La sutil relación entre el símbolo y el objeto, o entre la abstracción que se sustancia en cosa y el sentimiento que pretende cobijar, sólo se puede mantener en un espacio que no roce nunca con el mundo real, pues entonces enseguida se rompe el mito, y el símbolo que es una Virgen o una bandera vuelve a ser una estaca o un trapo, con lo que se destruye la magia y se derrumba la abstracción. Por eso, reducir lo que algunos piensan que es la Madre de Dios a una señora con enaguas, o la Patria a una tela muy besuqueada, ofende a algunos, quizá por el miedo a que realmente sea sólo eso. Y ahí vienen la reacción infantil de indignación y las ganas de asesinar más o menos metafóricamente al que se ha atrevido a tumbar el símbolo hacia la realidad, como este pobre modisto al que ya le están poniendo velas negras por Sevilla.

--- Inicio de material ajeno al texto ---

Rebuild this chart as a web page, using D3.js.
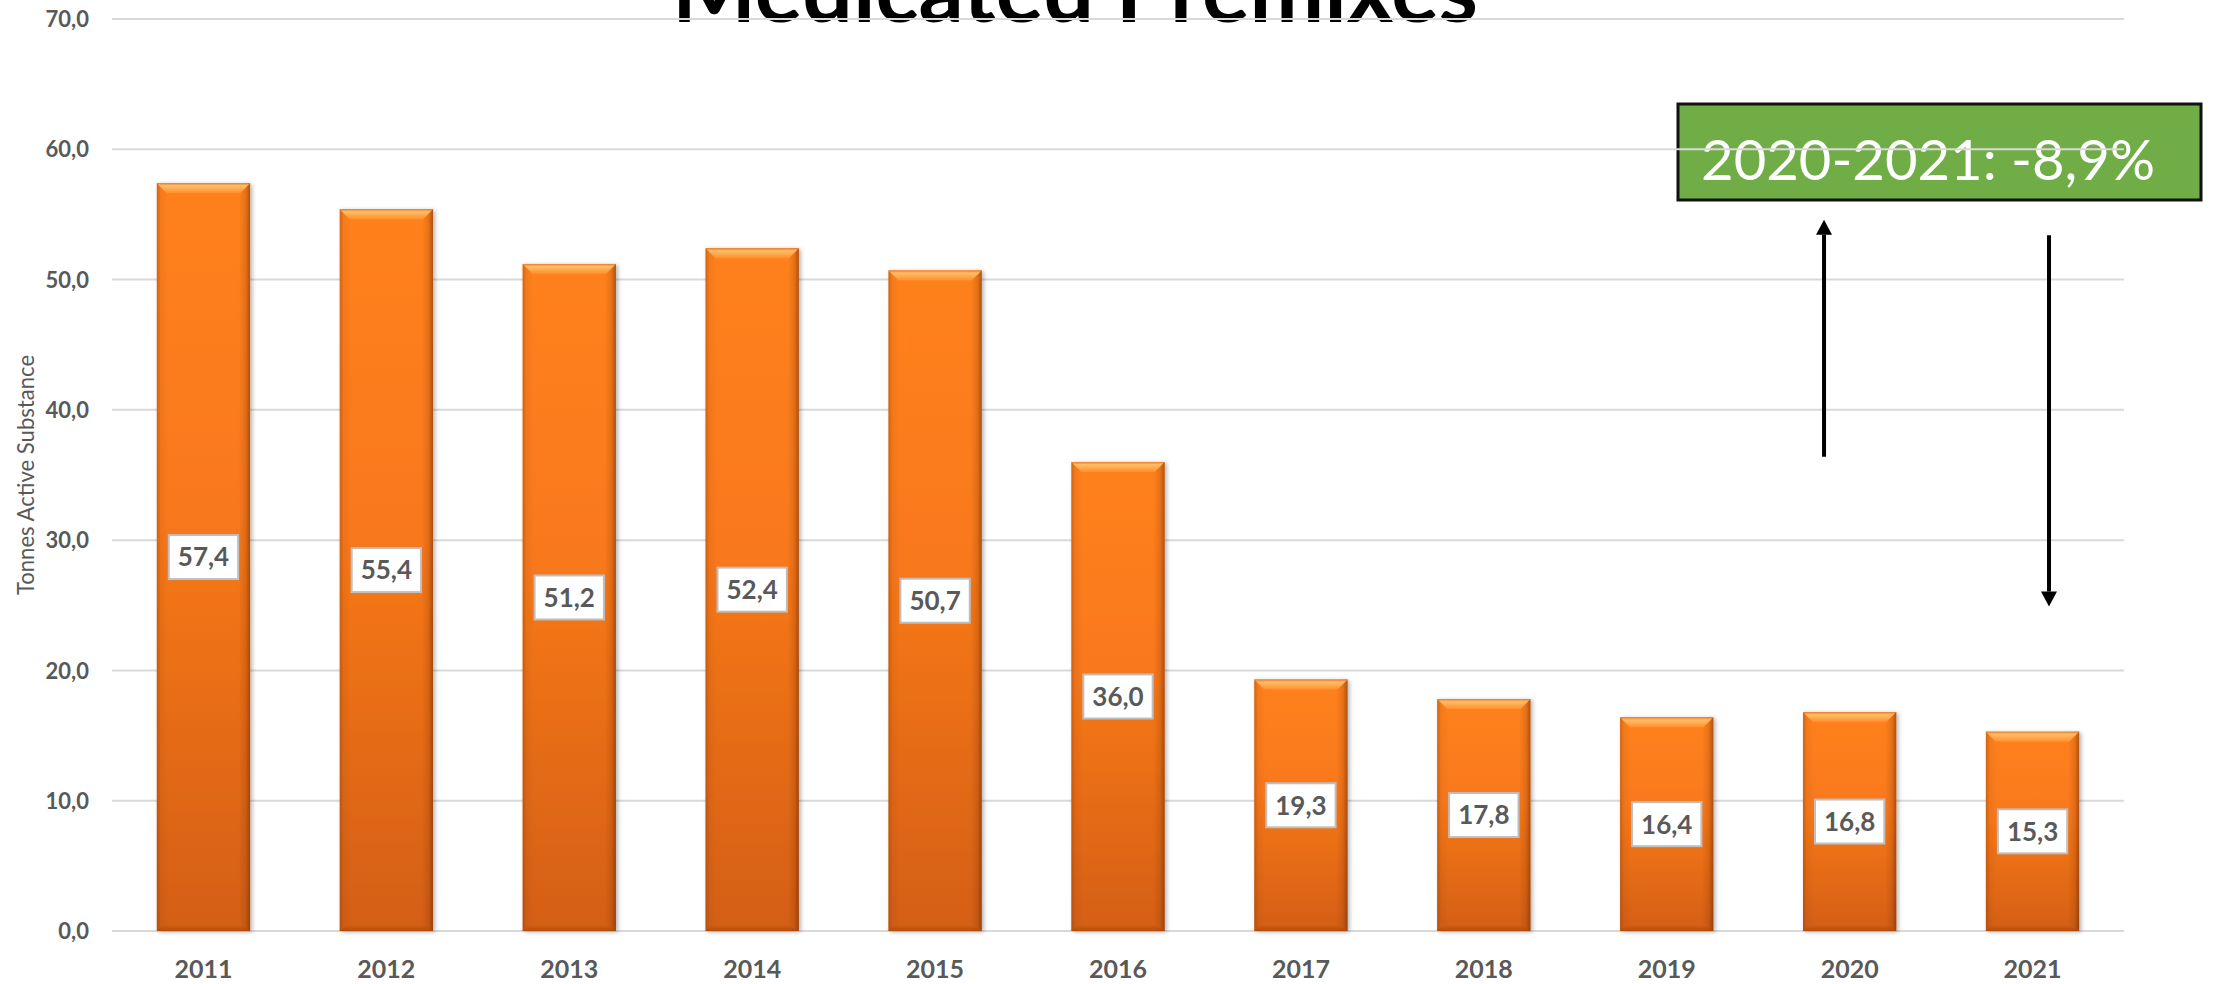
<!DOCTYPE html>
<html>
<head>
<meta charset="utf-8">
<script src="https://cdn.jsdelivr.net/npm/d3@7"></script>
<style>
  html, body { margin: 0; padding: 0; background: #fff; }
  svg { display: block; }
</style>
</head>
<body>
<svg id="chart" width="2218" height="984"></svg>
<script>
// ---------------- data ----------------
const years = ['2011','2012','2013','2014','2015','2016','2017','2018','2019','2020','2021'];
const values = [57.4, 55.4, 51.2, 52.4, 50.7, 36.0, 19.3, 17.8, 16.4, 16.8, 15.3];
const yTicks = [0, 10, 20, 30, 40, 50, 60, 70];
const titleText = 'Medicated Premixes';
const yTitleText = 'Tonnes Active Substance';
const changeText = '2020-2021: -8,9%';
// annotation arrows: [category, offset in bands, from value, to value]
const arrowUp = ['2020', -0.14, 36.4, 54.6];
const arrowDown = ['2021', 0.09, 53.4, 24.9];

// ---------------- layout ----------------
const W = 2218, H = 984;
const plot = { left: 112, right: 2124, top: 19, bottom: 931 };
const svg = d3.select('#chart');
const FONT = 'Lato, "Open Sans", "Liberation Sans", sans-serif';
const grey = '#595959';

const locale = d3.formatLocale({ decimal: ',', thousands: '.', grouping: [3], currency: ['', '€'] });
const fmt = locale.format('.1f');

const x = d3.scaleBand().domain(years).range([plot.left, plot.right]).paddingInner(0.49).paddingOuter(0.245);
const y = d3.scaleLinear().domain([0, 70]).range([plot.bottom, plot.top]);

// ---------------- defs ----------------
const defs = svg.append('defs');
const vg = defs.append('linearGradient').attr('id', 'barV').attr('x1', 0).attr('y1', 0).attr('x2', 0).attr('y2', 1);
vg.append('stop').attr('offset', '0%').attr('stop-color', '#FF811F');
vg.append('stop').attr('offset', '45%').attr('stop-color', '#F8781A');
vg.append('stop').attr('offset', '100%').attr('stop-color', '#D35F13');

const hg = defs.append('linearGradient').attr('id', 'barH').attr('x1', 0).attr('y1', 0).attr('x2', 1).attr('y2', 0);
hg.append('stop').attr('offset', '0%').attr('stop-color', '#7a3000').attr('stop-opacity', 0.35);
hg.append('stop').attr('offset', '4%').attr('stop-color', '#7a3000').attr('stop-opacity', 0.08);
hg.append('stop').attr('offset', '12%').attr('stop-color', '#7a3000').attr('stop-opacity', 0);
hg.append('stop').attr('offset', '88%').attr('stop-color', '#7a3000').attr('stop-opacity', 0);
hg.append('stop').attr('offset', '95%').attr('stop-color', '#7a3000').attr('stop-opacity', 0.18);
hg.append('stop').attr('offset', '100%').attr('stop-color', '#5a2000').attr('stop-opacity', 0.5);

const tg = defs.append('linearGradient').attr('id', 'bevelTop').attr('x1', 0).attr('y1', 0).attr('x2', 0).attr('y2', 1);
tg.append('stop').attr('offset', '0%').attr('stop-color', '#F07A20');
tg.append('stop').attr('offset', '25%').attr('stop-color', '#FFBE6A');
tg.append('stop').attr('offset', '100%').attr('stop-color', '#FF8F2C');

const bg = defs.append('linearGradient').attr('id', 'bevelBot').attr('x1', 0).attr('y1', 0).attr('x2', 0).attr('y2', 1);
bg.append('stop').attr('offset', '0%').attr('stop-color', '#D0600F');
bg.append('stop').attr('offset', '100%').attr('stop-color', '#A84608');

const shadow = defs.append('filter').attr('id', 'shadow').attr('x', '-10%').attr('y', '-5%').attr('width', '130%').attr('height', '115%');
shadow.append('feDropShadow').attr('dx', 2).attr('dy', 1).attr('stdDeviation', 2)
  .attr('flood-color', '#000').attr('flood-opacity', 0.3);

// ---------------- title ----------------
const title = svg.append('text')
  .attr('x', 1075).attr('y', 22)
  .attr('text-anchor', 'middle')
  .style('font-family', FONT).style('font-weight', 700).style('font-size', '90px')
  .attr('fill', '#000')
  .text(titleText);
{
  const len = title.node().getComputedTextLength();
  title.style('font-size', (90 * 806 / len).toFixed(1) + 'px');
}

// ---------------- annotation box (under gridlines) ----------------
const box = { x0: 1678, x1: 2201, y0: 104, y1: 200 };
svg.append('rect')
  .attr('x', box.x0).attr('y', box.y0)
  .attr('width', box.x1 - box.x0).attr('height', box.y1 - box.y0)
  .attr('fill', '#70AD47').attr('stroke', '#111').attr('stroke-width', 3);
const ct = svg.append('text')
  .attr('x', 1928).attr('y', 180)
  .attr('text-anchor', 'middle')
  .style('font-family', FONT).style('font-weight', 400).style('font-size', '57px')
  .attr('fill', '#fff')
  .text(changeText);
{
  const len = ct.node().getComputedTextLength();
  ct.style('font-size', (57 * 454 / len).toFixed(1) + 'px');
}

// ---------------- gridlines ----------------
svg.append('g').selectAll('line').data(yTicks).join('line')
  .attr('x1', plot.left).attr('x2', plot.right)
  .attr('y1', d => y(d)).attr('y2', d => y(d))
  .attr('stroke', '#D9D9D9').attr('stroke-width', 2);

// y tick labels
const yAxis = d3.axisLeft(y).tickValues(yTicks).tickFormat(fmt).tickSize(0).tickPadding(0);
const ya = svg.append('g').attr('transform', `translate(${plot.left - 23},0)`).call(yAxis);
ya.select('.domain').remove();
ya.selectAll('text')
  .style('font-family', FONT).style('font-weight', 700).style('font-size', '22px')
  .attr('fill', grey).attr('dy', '0.35em');

// x tick labels
const xAxis = d3.axisBottom(x).tickSize(0).tickPadding(0);
const xa = svg.append('g').attr('transform', `translate(0,${plot.bottom})`).call(xAxis);
xa.select('.domain').remove();
xa.selectAll('text')
  .style('font-family', FONT).style('font-weight', 700).style('font-size', '25px')
  .attr('fill', grey).attr('y', 47).attr('dy', 0);

// y axis title
const yt = svg.append('text')
  .attr('transform', `translate(34,${(plot.top + plot.bottom) / 2}) rotate(-90)`)
  .attr('text-anchor', 'middle')
  .style('font-family', FONT).style('font-weight', 400).style('font-size', '22px')
  .attr('fill', grey)
  .text(yTitleText);
{
  const len = yt.node().getComputedTextLength();
  yt.style('font-size', (22 * 240 / len).toFixed(1) + 'px');
}

// ---------------- bars ----------------
const data = years.map((yr, i) => ({ yr, v: values[i] }));
const bw = x.bandwidth();
const bars = svg.append('g').selectAll('g').data(data).join('g');

bars.append('rect')
  .attr('x', d => x(d.yr)).attr('y', d => y(d.v))
  .attr('width', bw).attr('height', d => y(0) - y(d.v))
  .attr('fill', 'url(#barV)').attr('filter', 'url(#shadow)');
bars.append('rect')
  .attr('x', d => x(d.yr)).attr('y', d => y(d.v))
  .attr('width', bw).attr('height', d => y(0) - y(d.v))
  .attr('fill', 'url(#barH)');
const bev = 10;
bars.append('path')
  .attr('d', d => {
    const x0 = x(d.yr), x1 = x0 + bw, y0 = y(d.v);
    return `M${x0},${y0}L${x1},${y0}L${x1 - bev},${y0 + bev}L${x0 + bev},${y0 + bev}Z`;
  })
  .attr('fill', 'url(#bevelTop)');
bars.append('path')
  .attr('d', d => {
    const x0 = x(d.yr), x1 = x0 + bw, y1 = y(0);
    return `M${x0},${y1}L${x1},${y1}L${x1 - 6},${y1 - 6}L${x0 + 6},${y1 - 6}Z`;
  })
  .attr('fill', 'url(#bevelBot)').attr('opacity', 0.7);

// ---------------- data labels ----------------
const lab = bars.append('g')
  .attr('transform', d => `translate(${x(d.yr) + bw / 2},${(y(d.v) + y(0)) / 2})`);
const labText = lab.append('text')
  .attr('text-anchor', 'middle').attr('dy', '0.36em')
  .style('font-family', FONT).style('font-weight', 700).style('font-size', '26px')
  .attr('fill', grey)
  .text(d => fmt(d.v));
labText.each(function () {
  const w = this.getComputedTextLength() + 18;
  d3.select(this.parentNode).insert('rect', 'text')
    .attr('x', -w / 2).attr('y', -22).attr('width', w).attr('height', 44)
    .attr('fill', '#fff').attr('stroke', '#BFBFBF').attr('stroke-width', 2);
});

// ---------------- arrows ----------------
function drawArrow(a) {
  const cx = x(a[0]) + bw / 2 + a[1] * x.step();
  const yFrom = y(a[2]), yTo = y(a[3]);
  const dir = yTo < yFrom ? -1 : 1;
  const head = 15, hw = 8;
  svg.append('line')
    .attr('x1', cx).attr('x2', cx)
    .attr('y1', yFrom).attr('y2', yTo - dir * head)
    .attr('stroke', '#000').attr('stroke-width', 4);
  svg.append('path')
    .attr('d', `M${cx - hw},${yTo - dir * head}L${cx + hw},${yTo - dir * head}L${cx},${yTo}Z`)
    .attr('fill', '#000');
}
drawArrow(arrowUp);
drawArrow(arrowDown);
</script>
</body>
</html>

Siempre he pensado que no deben existir ni ideas ni símbolos intocables, tan sagrados como para no permitir la crítica o incluso la burla y la ironía, que son armas de la inteligencia y de la libertad. Y la libertad debe permitir incluso la blasfemia. Ni Dios ni su metafísica se destruyen con este remedo de la Macarena como una colegiala. Sólo se destruye el sueño de algunos que quieren una alegoría y una sublimidad que es realmente, y sin ánimo de ofender, un andamio. Y esto, ¿es un insulto o una obviedad? La respuesta a esta pregunta dirá mucho sobre nuestra tolerancia. Pero claro, yo es que carezco de iconos intocables. Ni siquiera me ofendería que denigraran a Bach, que es lo más cercano a la Macarena que pueda tener yo. Con perdón.